| Request |
Make an exact copy of the lines, leaving the pictures out.

● ● ● ● ●

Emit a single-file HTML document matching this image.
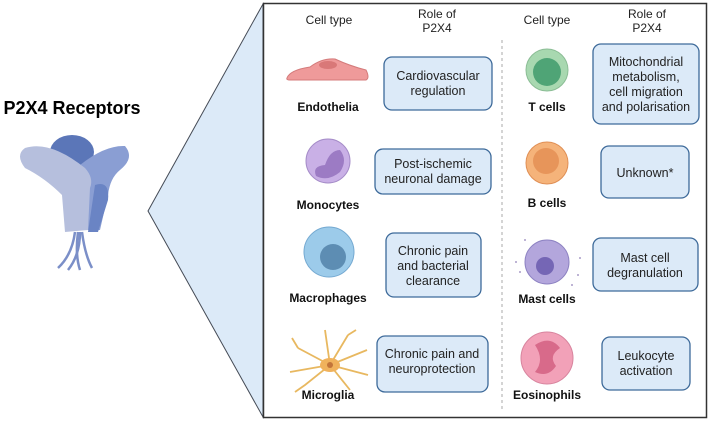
<!DOCTYPE html>
<html><head><style>
body{margin:0;width:712px;height:423px;background:#fff;overflow:hidden;font-family:"Liberation Sans",sans-serif}
</style></head><body>
<svg width="712" height="423" viewBox="0 0 712 423" xmlns="http://www.w3.org/2000/svg" font-family="Liberation Sans, sans-serif">
<polygon points="148,211 263,4 263,417" fill="#dceaf8" stroke="#444a55" stroke-width="1"/>
<rect x="263.5" y="3.5" width="443" height="414" fill="#fff" stroke="#333" stroke-width="1.5"/>
<line x1="502" y1="40" x2="502" y2="412" stroke="#aaa" stroke-dasharray="3,3"/>
<text x="72" y="114" font-size="18" font-weight="bold" text-anchor="middle">P2X4 Receptors</text>
<!-- receptor -->
<g>
<ellipse cx="72" cy="152" rx="22" ry="17" fill="#5b76b8"/>
<path d="M80,165 Q105,145 125,146 Q135,158 120,170 Q110,178 108,195 L100,230 L80,230 Z" fill="#8a9ed3"/>
<path d="M95,185 Q110,180 108,200 L98,232 L88,232 Z" fill="#6a84c4"/>
<path d="M25,148 Q50,140 85,168 Q94,178 90,188 L88,230 L65,232 L62,195 Q45,178 25,168 Q15,155 25,148Z" fill="#b6bfdd"/>
<g fill="none" stroke="#7b8fc8" stroke-width="2.5">
<path d="M75,232 Q72,255 58,268"/><path d="M80,232 Q80,255 68,270"/><path d="M82,232 Q85,255 92,268"/><path d="M78,232 Q75,255 80,270"/>
</g>
</g>
<g font-size="12" text-anchor="middle" fill="#222">
<text x="329" y="24">Cell type</text>
<text x="437" y="18">Role of</text><text x="437" y="32">P2X4</text>
<text x="547" y="24">Cell type</text>
<text x="647" y="18">Role of</text><text x="647" y="32">P2X4</text>
</g>
<!-- cells -->
<path d="M287,78 Q290,70 310,67 Q322,58 335,59 Q350,66 366,70 Q370,78 366,80 L290,80 Q286,80 287,78Z" fill="#ef9a9a" stroke="#d47b7b"/>
<ellipse cx="328" cy="65" rx="9" ry="4" fill="#d97878"/>
<circle cx="328" cy="161" r="22" fill="#c9b0e6" stroke="#a58cc8"/>
<path d="M325,165 Q330,150 340,150 Q348,160 340,172 Q328,182 316,176 Q312,166 325,165Z" fill="#9c7bc4"/>
<circle cx="329" cy="252" r="25" fill="#9ccbea" stroke="#74a9d1"/>
<circle cx="333" cy="257" r="13" fill="#5d8db3"/>
<g stroke="#e8b860" stroke-width="1.8" fill="none">
<path d="M330,365 L298,348 M330,365 L290,372 M330,365 L305,385 M330,365 L325,330 M330,365 L348,335 M330,365 L367,350 M330,365 L368,375 M330,365 L350,390 M305,385 L295,392 M298,348 L292,338 M348,335 L356,330"/>
</g>
<ellipse cx="330" cy="365" rx="10" ry="7" fill="#f0b25c"/>
<circle cx="330" cy="365" r="3" fill="#c2753a"/>
<circle cx="547" cy="70" r="21" fill="#a8d8b0" stroke="#8bbd95"/>
<circle cx="547" cy="72" r="14" fill="#4fa476"/>
<circle cx="547" cy="163" r="21" fill="#f5b37a" stroke="#e08f55"/>
<circle cx="546" cy="161" r="13" fill="#e7955a"/>
<circle cx="547" cy="262" r="22" fill="#b3a6dc" stroke="#8d82c2"/>
<circle cx="545" cy="266" r="9" fill="#7566b5"/>
<g fill="#a99cc8"><circle cx="516" cy="262" r="1"/><circle cx="520" cy="272" r="1"/><circle cx="580" cy="258" r="1"/><circle cx="578" cy="275" r="1"/><circle cx="525" cy="240" r="1"/><circle cx="572" cy="285" r="1"/></g>
<circle cx="547" cy="358" r="26" fill="#f2a1b8" stroke="#d8849e"/>
<path d="M535,345 Q550,335 560,348 Q548,356 556,366 Q548,378 535,372 Q545,360 535,345Z" fill="#d86a8a"/>
<g font-size="12" font-weight="bold" text-anchor="middle" fill="#111">
<text x="328" y="111">Endothelia</text>
<text x="328" y="209">Monocytes</text>
<text x="328" y="302">Macrophages</text>
<text x="328" y="399">Microglia</text>
<text x="547" y="111">T cells</text>
<text x="547" y="207">B cells</text>
<text x="547" y="303">Mast cells</text>
<text x="547" y="399">Eosinophils</text>
</g>
<g fill="#dceaf8" stroke="#3d6a9a" stroke-width="1.3">
<rect x="384" y="57" width="108" height="53" rx="8"/>
<rect x="375" y="149" width="116" height="45" rx="8"/>
<rect x="386" y="233" width="95" height="64" rx="8"/>
<rect x="377" y="336" width="111" height="56" rx="8"/>
<rect x="593" y="44" width="106" height="80" rx="8"/>
<rect x="601" y="146" width="88" height="52" rx="8"/>
<rect x="593" y="238" width="105" height="53" rx="8"/>
<rect x="602" y="337" width="88" height="53" rx="8"/>
</g>
<g font-size="12.5" text-anchor="middle" fill="#222">
<text x="438" y="80">Cardiovascular</text><text x="438" y="95">regulation</text>
<text x="433" y="168">Post-ischemic</text><text x="433" y="183">neuronal damage</text>
<text x="433" y="255">Chronic pain</text><text x="433" y="270">and bacterial</text><text x="433" y="285">clearance</text>
<text x="432" y="358">Chronic pain and</text><text x="432" y="373">neuroprotection</text>
<text x="646" y="66">Mitochondrial</text><text x="646" y="81">metabolism,</text><text x="646" y="96">cell migration</text><text x="646" y="111">and polarisation</text>
<text x="645" y="177">Unknown*</text>
<text x="645" y="262">Mast cell</text><text x="645" y="277">degranulation</text>
<text x="646" y="360">Leukocyte</text><text x="646" y="375">activation</text>
</g>
</svg>
</body></html>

● ● ● ● ●

| Exercise answer |
Emit a single-file HTML document matching this image.
<!DOCTYPE html>
<html><head><style>
body{margin:0;width:712px;height:423px;background:#fff;overflow:hidden;font-family:"Liberation Sans",sans-serif}
</style></head><body>
<svg width="712" height="423" viewBox="0 0 712 423" xmlns="http://www.w3.org/2000/svg" font-family="Liberation Sans, sans-serif">
<polygon points="148,211 263,4 263,417" fill="#dceaf8" stroke="#444a55" stroke-width="1"/>
<rect x="263.5" y="3.5" width="443" height="414" fill="#fff" stroke="#333" stroke-width="1.5"/>
<line x1="502" y1="40" x2="502" y2="412" stroke="#aaa" stroke-dasharray="3,3"/>
<text x="72" y="114" font-size="18" font-weight="bold" text-anchor="middle">P2X4 Receptors</text>
<!-- receptor -->
<g>
<ellipse cx="72" cy="152" rx="22" ry="17" fill="#5b76b8"/>
<path d="M80,165 Q105,145 125,146 Q135,158 120,170 Q110,178 108,195 L100,230 L80,230 Z" fill="#8a9ed3"/>
<path d="M95,185 Q110,180 108,200 L98,232 L88,232 Z" fill="#6a84c4"/>
<path d="M25,148 Q50,140 85,168 Q94,178 90,188 L88,230 L65,232 L62,195 Q45,178 25,168 Q15,155 25,148Z" fill="#b6bfdd"/>
<g fill="none" stroke="#7b8fc8" stroke-width="2.5">
<path d="M75,232 Q72,255 58,268"/><path d="M80,232 Q80,255 68,270"/><path d="M82,232 Q85,255 92,268"/><path d="M78,232 Q75,255 80,270"/>
</g>
</g>
<g font-size="12" text-anchor="middle" fill="#222">
<text x="329" y="24">Cell type</text>
<text x="437" y="18">Role of</text><text x="437" y="32">P2X4</text>
<text x="547" y="24">Cell type</text>
<text x="647" y="18">Role of</text><text x="647" y="32">P2X4</text>
</g>
<!-- cells -->
<path d="M287,78 Q290,70 310,67 Q322,58 335,59 Q350,66 366,70 Q370,78 366,80 L290,80 Q286,80 287,78Z" fill="#ef9a9a" stroke="#d47b7b"/>
<ellipse cx="328" cy="65" rx="9" ry="4" fill="#d97878"/>
<circle cx="328" cy="161" r="22" fill="#c9b0e6" stroke="#a58cc8"/>
<path d="M325,165 Q330,150 340,150 Q348,160 340,172 Q328,182 316,176 Q312,166 325,165Z" fill="#9c7bc4"/>
<circle cx="329" cy="252" r="25" fill="#9ccbea" stroke="#74a9d1"/>
<circle cx="333" cy="257" r="13" fill="#5d8db3"/>
<g stroke="#e8b860" stroke-width="1.8" fill="none">
<path d="M330,365 L298,348 M330,365 L290,372 M330,365 L305,385 M330,365 L325,330 M330,365 L348,335 M330,365 L367,350 M330,365 L368,375 M330,365 L350,390 M305,385 L295,392 M298,348 L292,338 M348,335 L356,330"/>
</g>
<ellipse cx="330" cy="365" rx="10" ry="7" fill="#f0b25c"/>
<circle cx="330" cy="365" r="3" fill="#c2753a"/>
<circle cx="547" cy="70" r="21" fill="#a8d8b0" stroke="#8bbd95"/>
<circle cx="547" cy="72" r="14" fill="#4fa476"/>
<circle cx="547" cy="163" r="21" fill="#f5b37a" stroke="#e08f55"/>
<circle cx="546" cy="161" r="13" fill="#e7955a"/>
<circle cx="547" cy="262" r="22" fill="#b3a6dc" stroke="#8d82c2"/>
<circle cx="545" cy="266" r="9" fill="#7566b5"/>
<g fill="#a99cc8"><circle cx="516" cy="262" r="1"/><circle cx="520" cy="272" r="1"/><circle cx="580" cy="258" r="1"/><circle cx="578" cy="275" r="1"/><circle cx="525" cy="240" r="1"/><circle cx="572" cy="285" r="1"/></g>
<circle cx="547" cy="358" r="26" fill="#f2a1b8" stroke="#d8849e"/>
<path d="M535,345 Q550,335 560,348 Q548,356 556,366 Q548,378 535,372 Q545,360 535,345Z" fill="#d86a8a"/>
<g font-size="12" font-weight="bold" text-anchor="middle" fill="#111">
<text x="328" y="111">Endothelia</text>
<text x="328" y="209">Monocytes</text>
<text x="328" y="302">Macrophages</text>
<text x="328" y="399">Microglia</text>
<text x="547" y="111">T cells</text>
<text x="547" y="207">B cells</text>
<text x="547" y="303">Mast cells</text>
<text x="547" y="399">Eosinophils</text>
</g>
<g fill="#dceaf8" stroke="#3d6a9a" stroke-width="1.3">
<rect x="384" y="57" width="108" height="53" rx="8"/>
<rect x="375" y="149" width="116" height="45" rx="8"/>
<rect x="386" y="233" width="95" height="64" rx="8"/>
<rect x="377" y="336" width="111" height="56" rx="8"/>
<rect x="593" y="44" width="106" height="80" rx="8"/>
<rect x="601" y="146" width="88" height="52" rx="8"/>
<rect x="593" y="238" width="105" height="53" rx="8"/>
<rect x="602" y="337" width="88" height="53" rx="8"/>
</g>
<g font-size="12.5" text-anchor="middle" fill="#222">
<text x="438" y="80">Cardiovascular</text><text x="438" y="95">regulation</text>
<text x="433" y="168">Post-ischemic</text><text x="433" y="183">neuronal damage</text>
<text x="433" y="255">Chronic pain</text><text x="433" y="270">and bacterial</text><text x="433" y="285">clearance</text>
<text x="432" y="358">Chronic pain and</text><text x="432" y="373">neuroprotection</text>
<text x="646" y="66">Mitochondrial</text><text x="646" y="81">metabolism,</text><text x="646" y="96">cell migration</text><text x="646" y="111">and polarisation</text>
<text x="645" y="177">Unknown*</text>
<text x="645" y="262">Mast cell</text><text x="645" y="277">degranulation</text>
<text x="646" y="360">Leukocyte</text><text x="646" y="375">activation</text>
</g>
</svg>
</body></html>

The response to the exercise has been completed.